BEGIN Provided material
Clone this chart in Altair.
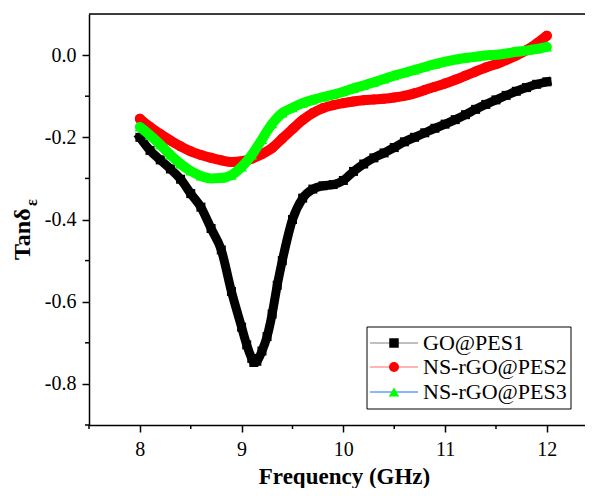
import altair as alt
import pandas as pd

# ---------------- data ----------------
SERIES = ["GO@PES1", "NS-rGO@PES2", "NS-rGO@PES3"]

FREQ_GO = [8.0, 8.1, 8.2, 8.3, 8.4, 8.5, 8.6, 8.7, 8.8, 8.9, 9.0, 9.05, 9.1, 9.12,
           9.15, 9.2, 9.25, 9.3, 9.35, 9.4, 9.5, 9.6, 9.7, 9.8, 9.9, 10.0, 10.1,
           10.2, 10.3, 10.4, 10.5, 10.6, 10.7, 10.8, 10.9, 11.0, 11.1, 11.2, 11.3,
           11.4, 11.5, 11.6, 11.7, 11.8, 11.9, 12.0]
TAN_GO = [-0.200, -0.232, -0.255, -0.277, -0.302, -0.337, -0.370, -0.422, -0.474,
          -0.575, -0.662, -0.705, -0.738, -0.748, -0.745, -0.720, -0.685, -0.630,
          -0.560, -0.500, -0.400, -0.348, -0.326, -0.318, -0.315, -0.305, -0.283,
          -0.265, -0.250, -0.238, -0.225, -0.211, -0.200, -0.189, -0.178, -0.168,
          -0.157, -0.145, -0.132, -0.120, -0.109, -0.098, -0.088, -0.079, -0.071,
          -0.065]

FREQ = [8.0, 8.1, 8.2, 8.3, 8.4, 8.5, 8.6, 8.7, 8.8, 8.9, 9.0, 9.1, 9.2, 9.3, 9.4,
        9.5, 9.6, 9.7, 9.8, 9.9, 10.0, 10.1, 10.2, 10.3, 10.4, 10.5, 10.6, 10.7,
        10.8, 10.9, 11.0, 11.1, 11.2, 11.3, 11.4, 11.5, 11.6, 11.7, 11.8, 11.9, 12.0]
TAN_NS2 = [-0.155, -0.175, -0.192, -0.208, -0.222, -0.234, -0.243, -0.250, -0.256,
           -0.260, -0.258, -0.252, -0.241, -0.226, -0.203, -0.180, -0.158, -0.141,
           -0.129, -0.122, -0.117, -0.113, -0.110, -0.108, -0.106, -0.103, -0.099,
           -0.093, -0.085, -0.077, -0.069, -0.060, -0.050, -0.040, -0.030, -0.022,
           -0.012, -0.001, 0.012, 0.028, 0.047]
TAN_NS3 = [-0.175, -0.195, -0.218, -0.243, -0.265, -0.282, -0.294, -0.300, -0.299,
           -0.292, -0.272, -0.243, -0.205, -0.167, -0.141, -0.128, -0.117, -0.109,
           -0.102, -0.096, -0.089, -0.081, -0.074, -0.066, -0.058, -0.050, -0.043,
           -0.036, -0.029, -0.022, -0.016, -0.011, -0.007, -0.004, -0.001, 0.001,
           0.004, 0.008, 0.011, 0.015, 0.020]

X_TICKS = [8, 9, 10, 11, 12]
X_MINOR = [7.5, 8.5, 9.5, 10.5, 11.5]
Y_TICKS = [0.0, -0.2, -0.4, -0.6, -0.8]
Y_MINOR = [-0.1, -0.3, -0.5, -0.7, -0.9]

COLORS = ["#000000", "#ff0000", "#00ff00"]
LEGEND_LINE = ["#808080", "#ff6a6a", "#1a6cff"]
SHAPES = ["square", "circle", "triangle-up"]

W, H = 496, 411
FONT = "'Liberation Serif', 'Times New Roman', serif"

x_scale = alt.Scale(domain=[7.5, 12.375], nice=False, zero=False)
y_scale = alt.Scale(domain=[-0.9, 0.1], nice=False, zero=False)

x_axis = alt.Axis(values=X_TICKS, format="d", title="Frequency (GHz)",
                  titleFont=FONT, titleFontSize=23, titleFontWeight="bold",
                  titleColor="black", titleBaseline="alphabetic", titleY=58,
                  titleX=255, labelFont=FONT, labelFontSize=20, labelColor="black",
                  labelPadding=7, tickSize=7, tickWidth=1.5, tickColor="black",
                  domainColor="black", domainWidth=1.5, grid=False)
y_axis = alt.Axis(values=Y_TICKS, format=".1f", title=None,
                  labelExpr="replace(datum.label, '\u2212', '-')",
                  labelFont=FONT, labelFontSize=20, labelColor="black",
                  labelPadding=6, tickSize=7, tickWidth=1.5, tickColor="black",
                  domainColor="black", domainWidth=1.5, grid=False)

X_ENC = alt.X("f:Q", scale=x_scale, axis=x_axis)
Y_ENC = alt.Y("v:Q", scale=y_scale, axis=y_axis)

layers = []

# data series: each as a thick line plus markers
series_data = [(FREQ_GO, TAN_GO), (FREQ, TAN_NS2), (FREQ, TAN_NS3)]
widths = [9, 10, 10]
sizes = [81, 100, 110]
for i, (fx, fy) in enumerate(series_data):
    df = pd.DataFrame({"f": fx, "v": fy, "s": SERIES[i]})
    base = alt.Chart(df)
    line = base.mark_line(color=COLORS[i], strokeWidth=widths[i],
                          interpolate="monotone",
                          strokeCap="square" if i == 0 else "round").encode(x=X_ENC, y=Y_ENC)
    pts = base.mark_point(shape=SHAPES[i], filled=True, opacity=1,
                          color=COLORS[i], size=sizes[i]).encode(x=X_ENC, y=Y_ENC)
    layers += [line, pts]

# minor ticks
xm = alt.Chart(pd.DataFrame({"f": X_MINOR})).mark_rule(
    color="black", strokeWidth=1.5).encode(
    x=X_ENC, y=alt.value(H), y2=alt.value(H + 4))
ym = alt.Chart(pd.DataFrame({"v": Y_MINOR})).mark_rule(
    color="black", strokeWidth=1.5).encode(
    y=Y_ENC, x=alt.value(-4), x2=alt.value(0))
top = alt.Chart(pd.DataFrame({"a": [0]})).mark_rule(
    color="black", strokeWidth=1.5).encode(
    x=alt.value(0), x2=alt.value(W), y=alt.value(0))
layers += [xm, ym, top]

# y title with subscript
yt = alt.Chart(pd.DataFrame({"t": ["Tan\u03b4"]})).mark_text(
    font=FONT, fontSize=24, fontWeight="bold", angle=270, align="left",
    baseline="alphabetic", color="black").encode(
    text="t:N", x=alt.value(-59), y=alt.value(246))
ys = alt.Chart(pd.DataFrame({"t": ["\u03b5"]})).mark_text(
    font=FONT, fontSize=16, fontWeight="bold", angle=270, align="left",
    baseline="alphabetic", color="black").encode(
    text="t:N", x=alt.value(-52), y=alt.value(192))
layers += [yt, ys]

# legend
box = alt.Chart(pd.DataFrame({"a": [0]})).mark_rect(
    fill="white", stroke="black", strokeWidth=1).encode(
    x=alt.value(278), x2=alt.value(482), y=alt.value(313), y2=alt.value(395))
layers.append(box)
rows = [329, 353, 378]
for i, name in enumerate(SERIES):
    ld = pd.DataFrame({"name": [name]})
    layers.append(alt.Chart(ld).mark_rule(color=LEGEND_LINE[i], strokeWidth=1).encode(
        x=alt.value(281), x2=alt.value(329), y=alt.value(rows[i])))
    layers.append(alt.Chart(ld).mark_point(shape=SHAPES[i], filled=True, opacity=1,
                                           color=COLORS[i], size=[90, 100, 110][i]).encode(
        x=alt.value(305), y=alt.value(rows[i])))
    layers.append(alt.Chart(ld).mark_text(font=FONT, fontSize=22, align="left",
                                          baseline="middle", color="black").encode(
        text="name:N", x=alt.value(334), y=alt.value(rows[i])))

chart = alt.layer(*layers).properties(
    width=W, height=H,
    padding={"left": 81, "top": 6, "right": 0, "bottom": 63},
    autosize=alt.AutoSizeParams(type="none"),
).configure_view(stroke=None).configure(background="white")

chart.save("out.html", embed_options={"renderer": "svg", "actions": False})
END Provided material
=== What is required ===
Reproduce every line of the material precisely, omitting its pictures.

=== Task solution ===
Clone this chart in Altair.
import altair as alt
import pandas as pd

# ---------------- data ----------------
SERIES = ["GO@PES1", "NS-rGO@PES2", "NS-rGO@PES3"]

FREQ_GO = [8.0, 8.1, 8.2, 8.3, 8.4, 8.5, 8.6, 8.7, 8.8, 8.9, 9.0, 9.05, 9.1, 9.12,
           9.15, 9.2, 9.25, 9.3, 9.35, 9.4, 9.5, 9.6, 9.7, 9.8, 9.9, 10.0, 10.1,
           10.2, 10.3, 10.4, 10.5, 10.6, 10.7, 10.8, 10.9, 11.0, 11.1, 11.2, 11.3,
           11.4, 11.5, 11.6, 11.7, 11.8, 11.9, 12.0]
TAN_GO = [-0.200, -0.232, -0.255, -0.277, -0.302, -0.337, -0.370, -0.422, -0.474,
          -0.575, -0.662, -0.705, -0.738, -0.748, -0.745, -0.720, -0.685, -0.630,
          -0.560, -0.500, -0.400, -0.348, -0.326, -0.318, -0.315, -0.305, -0.283,
          -0.265, -0.250, -0.238, -0.225, -0.211, -0.200, -0.189, -0.178, -0.168,
          -0.157, -0.145, -0.132, -0.120, -0.109, -0.098, -0.088, -0.079, -0.071,
          -0.065]

FREQ = [8.0, 8.1, 8.2, 8.3, 8.4, 8.5, 8.6, 8.7, 8.8, 8.9, 9.0, 9.1, 9.2, 9.3, 9.4,
        9.5, 9.6, 9.7, 9.8, 9.9, 10.0, 10.1, 10.2, 10.3, 10.4, 10.5, 10.6, 10.7,
        10.8, 10.9, 11.0, 11.1, 11.2, 11.3, 11.4, 11.5, 11.6, 11.7, 11.8, 11.9, 12.0]
TAN_NS2 = [-0.155, -0.175, -0.192, -0.208, -0.222, -0.234, -0.243, -0.250, -0.256,
           -0.260, -0.258, -0.252, -0.241, -0.226, -0.203, -0.180, -0.158, -0.141,
           -0.129, -0.122, -0.117, -0.113, -0.110, -0.108, -0.106, -0.103, -0.099,
           -0.093, -0.085, -0.077, -0.069, -0.060, -0.050, -0.040, -0.030, -0.022,
           -0.012, -0.001, 0.012, 0.028, 0.047]
TAN_NS3 = [-0.175, -0.195, -0.218, -0.243, -0.265, -0.282, -0.294, -0.300, -0.299,
           -0.292, -0.272, -0.243, -0.205, -0.167, -0.141, -0.128, -0.117, -0.109,
           -0.102, -0.096, -0.089, -0.081, -0.074, -0.066, -0.058, -0.050, -0.043,
           -0.036, -0.029, -0.022, -0.016, -0.011, -0.007, -0.004, -0.001, 0.001,
           0.004, 0.008, 0.011, 0.015, 0.020]

X_TICKS = [8, 9, 10, 11, 12]
X_MINOR = [7.5, 8.5, 9.5, 10.5, 11.5]
Y_TICKS = [0.0, -0.2, -0.4, -0.6, -0.8]
Y_MINOR = [-0.1, -0.3, -0.5, -0.7, -0.9]

COLORS = ["#000000", "#ff0000", "#00ff00"]
LEGEND_LINE = ["#808080", "#ff6a6a", "#1a6cff"]
SHAPES = ["square", "circle", "triangle-up"]

W, H = 496, 411
FONT = "'Liberation Serif', 'Times New Roman', serif"

x_scale = alt.Scale(domain=[7.5, 12.375], nice=False, zero=False)
y_scale = alt.Scale(domain=[-0.9, 0.1], nice=False, zero=False)

x_axis = alt.Axis(values=X_TICKS, format="d", title="Frequency (GHz)",
                  titleFont=FONT, titleFontSize=23, titleFontWeight="bold",
                  titleColor="black", titleBaseline="alphabetic", titleY=58,
                  titleX=255, labelFont=FONT, labelFontSize=20, labelColor="black",
                  labelPadding=7, tickSize=7, tickWidth=1.5, tickColor="black",
                  domainColor="black", domainWidth=1.5, grid=False)
y_axis = alt.Axis(values=Y_TICKS, format=".1f", title=None,
                  labelExpr="replace(datum.label, '\u2212', '-')",
                  labelFont=FONT, labelFontSize=20, labelColor="black",
                  labelPadding=6, tickSize=7, tickWidth=1.5, tickColor="black",
                  domainColor="black", domainWidth=1.5, grid=False)

X_ENC = alt.X("f:Q", scale=x_scale, axis=x_axis)
Y_ENC = alt.Y("v:Q", scale=y_scale, axis=y_axis)

layers = []

# data series: each as a thick line plus markers
series_data = [(FREQ_GO, TAN_GO), (FREQ, TAN_NS2), (FREQ, TAN_NS3)]
widths = [9, 10, 10]
sizes = [81, 100, 110]
for i, (fx, fy) in enumerate(series_data):
    df = pd.DataFrame({"f": fx, "v": fy, "s": SERIES[i]})
    base = alt.Chart(df)
    line = base.mark_line(color=COLORS[i], strokeWidth=widths[i],
                          interpolate="monotone",
                          strokeCap="square" if i == 0 else "round").encode(x=X_ENC, y=Y_ENC)
    pts = base.mark_point(shape=SHAPES[i], filled=True, opacity=1,
                          color=COLORS[i], size=sizes[i]).encode(x=X_ENC, y=Y_ENC)
    layers += [line, pts]

# minor ticks
xm = alt.Chart(pd.DataFrame({"f": X_MINOR})).mark_rule(
    color="black", strokeWidth=1.5).encode(
    x=X_ENC, y=alt.value(H), y2=alt.value(H + 4))
ym = alt.Chart(pd.DataFrame({"v": Y_MINOR})).mark_rule(
    color="black", strokeWidth=1.5).encode(
    y=Y_ENC, x=alt.value(-4), x2=alt.value(0))
top = alt.Chart(pd.DataFrame({"a": [0]})).mark_rule(
    color="black", strokeWidth=1.5).encode(
    x=alt.value(0), x2=alt.value(W), y=alt.value(0))
layers += [xm, ym, top]

# y title with subscript
yt = alt.Chart(pd.DataFrame({"t": ["Tan\u03b4"]})).mark_text(
    font=FONT, fontSize=24, fontWeight="bold", angle=270, align="left",
    baseline="alphabetic", color="black").encode(
    text="t:N", x=alt.value(-59), y=alt.value(246))
ys = alt.Chart(pd.DataFrame({"t": ["\u03b5"]})).mark_text(
    font=FONT, fontSize=16, fontWeight="bold", angle=270, align="left",
    baseline="alphabetic", color="black").encode(
    text="t:N", x=alt.value(-52), y=alt.value(192))
layers += [yt, ys]

# legend
box = alt.Chart(pd.DataFrame({"a": [0]})).mark_rect(
    fill="white", stroke="black", strokeWidth=1).encode(
    x=alt.value(278), x2=alt.value(482), y=alt.value(313), y2=alt.value(395))
layers.append(box)
rows = [329, 353, 378]
for i, name in enumerate(SERIES):
    ld = pd.DataFrame({"name": [name]})
    layers.append(alt.Chart(ld).mark_rule(color=LEGEND_LINE[i], strokeWidth=1).encode(
        x=alt.value(281), x2=alt.value(329), y=alt.value(rows[i])))
    layers.append(alt.Chart(ld).mark_point(shape=SHAPES[i], filled=True, opacity=1,
                                           color=COLORS[i], size=[90, 100, 110][i]).encode(
        x=alt.value(305), y=alt.value(rows[i])))
    layers.append(alt.Chart(ld).mark_text(font=FONT, fontSize=22, align="left",
                                          baseline="middle", color="black").encode(
        text="name:N", x=alt.value(334), y=alt.value(rows[i])))

chart = alt.layer(*layers).properties(
    width=W, height=H,
    padding={"left": 81, "top": 6, "right": 0, "bottom": 63},
    autosize=alt.AutoSizeParams(type="none"),
).configure_view(stroke=None).configure(background="white")

chart.save("out.html", embed_options={"renderer": "svg", "actions": False})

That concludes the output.